Figure 5 shows the daily STDs of KBR residuals (observed minus computed) for the dynamic (top) and kinematic (bottom) orbits derived from different AR schemes. It is clear that IAR has considerably reduced the STDs for both orbits. In view of dynamic orbits, IAR-SD improves the STD from 6.7 to 1.7 mm, a factor of about four, which is consistent with previous studies where relatively short periods of data have been processed (from several days to several tens of days) (Allende-Alba et al. 2018; Arnold et al. 2018b; Bertiger et al. 2010; Laurichesse et al. 2009). While the KBR validation performance of our IAR-SD orbit is slightly better than those in the above-mentioned investigations, it is still worse than IAR-DD as can be seen from Fig. 5 and Table 5. We explain this by the fact that the FCB products are not free of error and their errors might have degraded the KBR validation. In addition, the IAR-SD-DD orbit presents the same performance as the IAR-DD orbit as can be seen from Fig. 5 and Table 5. We also note that the achieved best relative accuracy (1.1 mm) still cannot reach the highest (sub-mm) level as reported in previous research, where single-differenced or double-differenced GPS data have been processed (Allende-Alba and Montenbruck 2016; Gu et al. 2017; Jäggi et al. 2007; Kroes et al. 2005; Mao et al. 2017). We attribute this to the fact that we have processed undifferenced data in this research (Table 1), thus common mode errors from the GPS satellites (and receivers) cannot be effectively mitigated as compared to the single-differenced (and double-differenced) data processing scheme.

Fig. 5
figure 5

Daily STDs of the KBR residuals for the dynamic (top) and kinematic (bottom) orbits derived from different AR schemes

Table 5 Mean STDs (mm) of KBR residuals for the dynamic and kinematic orbits derived from different AR schemes

Regarding kinematic orbits, as they occasionally suffer from large errors, the KBR residuals must be cleaned from outliers.
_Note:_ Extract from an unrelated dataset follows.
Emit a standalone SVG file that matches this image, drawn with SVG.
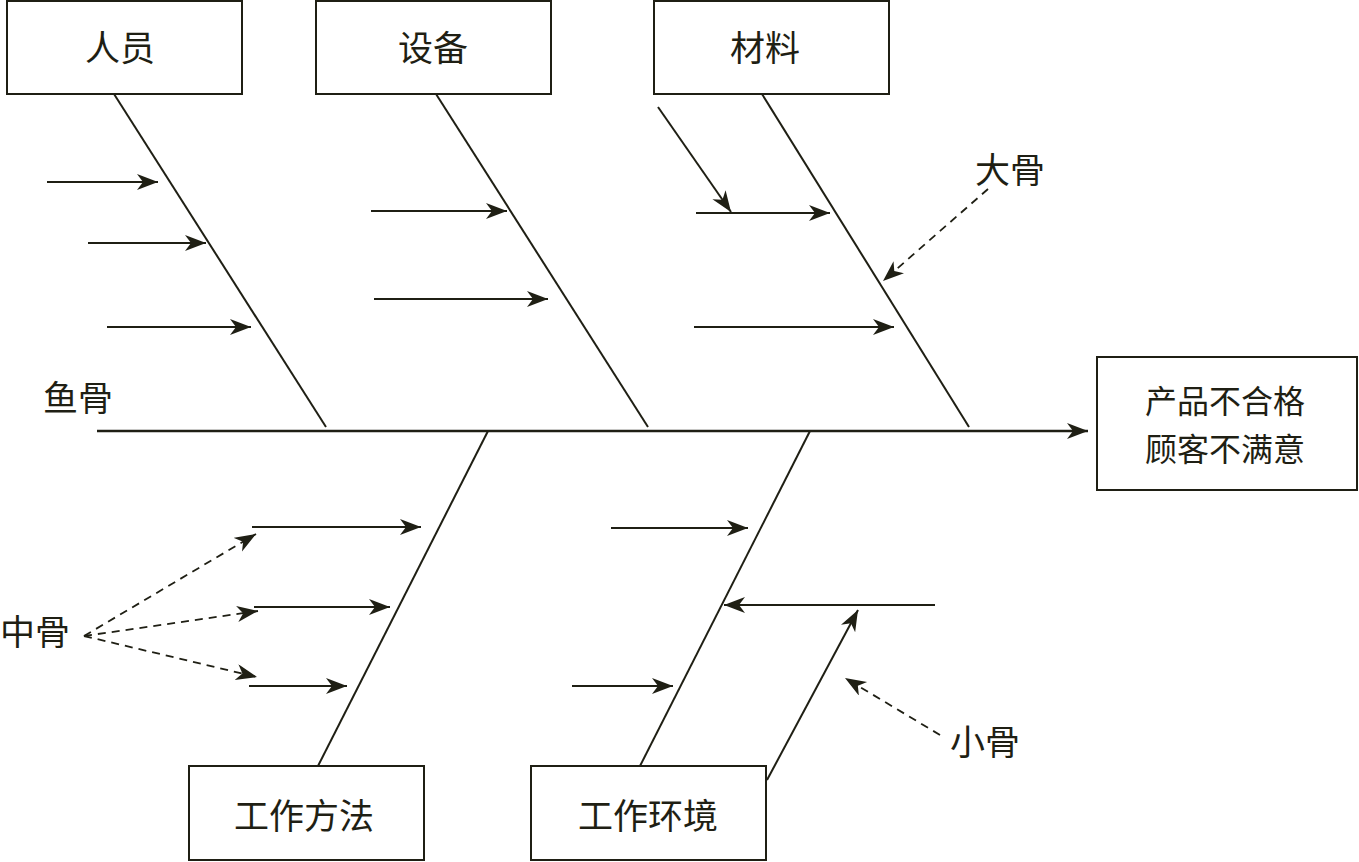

In that regard, the residuals exceeding a given threshold (10 times the corresponding STD) are identified and then excluded from the statistics. The procedure is iterated until no more outliers are found. As a result, less than 0.3% of the residuals have been discarded in all four considered cases. STDs of the cleaned residuals are listed in Table 5. In general, the relative performances among different AR schemes are similar to those for dynamic orbits. But the KBR validation is still inferior to that of the dynamic orbits due to the relative poor model strength of the PPP approach with respect to the dynamic approach as can be seen in Table 5.

Discussion

Although IAR-SD can achieve the same relative orbit accuracy as IAR-DD from the theoretical point of view, all studies up to now show that IAR-SD still cannot compete with IAR-DD in terms of relative accuracy (Allende-Alba et al. 2018; Arnold et al. 2018b; Bertiger et al. 2010; Laurichesse et al. 2009). In our study, we point out that errors in the NL FCBs may partly explain this degradation. One may argue that the GPS orbit and clocks adopted in this study are not coming from one unique source and this may be considered crucial in the case of IAR-SD. On the one hand, we believe that our GPS clocks are consistent with the GPS orbits and can support SD IAR as shown in Geng et al., (2019). On the other hand, we note that all previous studies showed that IAR-SD performed worse than IAR-DD in terms of relative orbit accuracy, although the GPS orbits and clocks they used were from a unique source. In fact, we also produced the GRACE orbits using the GPS orbits and integer clocks released by CNES/CLS (Centre National d’Études Spatiales/Collecte Localisation Satellites) analysis center (Loyer et al. 2012). Unfortunately, this did not alter the conclusions and we did not observe any further improvements in the relative accuracy of the IAR-SD orbits. Thus, we speculate that errors in the GPS clocks cannot be thoroughly canceled out in case of SD IAR, although the GPS clocks have to be considered error-free in the data processing. It should be noted that this is also applicable in our case because of the 1-to-1 linear dependency between NL FCBs and GPS clock corrections. We suggest that the residual errors must be properly accounted for in data processing to achieve the best orbit accuracy. In our case, we have dealt with this issue through constraining the SD IF ambiguities in a proper manner as described in the section of ambiguity constraint.

Conclusions

In this study, we have proposed an integrated IAR scheme for formation-flying satellites to enhance the orbit solutions. To demonstrate the added value, four sets of orbits have been produced using 1 year of GPS data collected by GRACE. For the first set, we have estimated the UD ambiguities as float parameters (denoted as the ‘FAR-UD’ solution). For the second one, SD IAR has been performed (denoted as the ‘IAR-SD’ solution). For the third one, only the DD ambiguities between the twin GRACE satellites have been resolved (denoted as the ‘IAR-DD’ solution) and for the fourth one the SD and DD ambiguities have been fixed simultaneously (denoted as the ‘IAR-SD-DD’ solution). The obtained orbits are evaluated by comparison with the JPL reduced-dynamic orbit, external validation with independent SLR and KBR measurements. Based on this analysis, we have shown that the integrated IAR-SD-DD scheme is able to provide the best absolute and relative orbit accuracies simultaneously. These findings are likely applicable also to other formation-flying satellites, at least for those distributed in short/medium-size baselines and composed of identical spacecraft.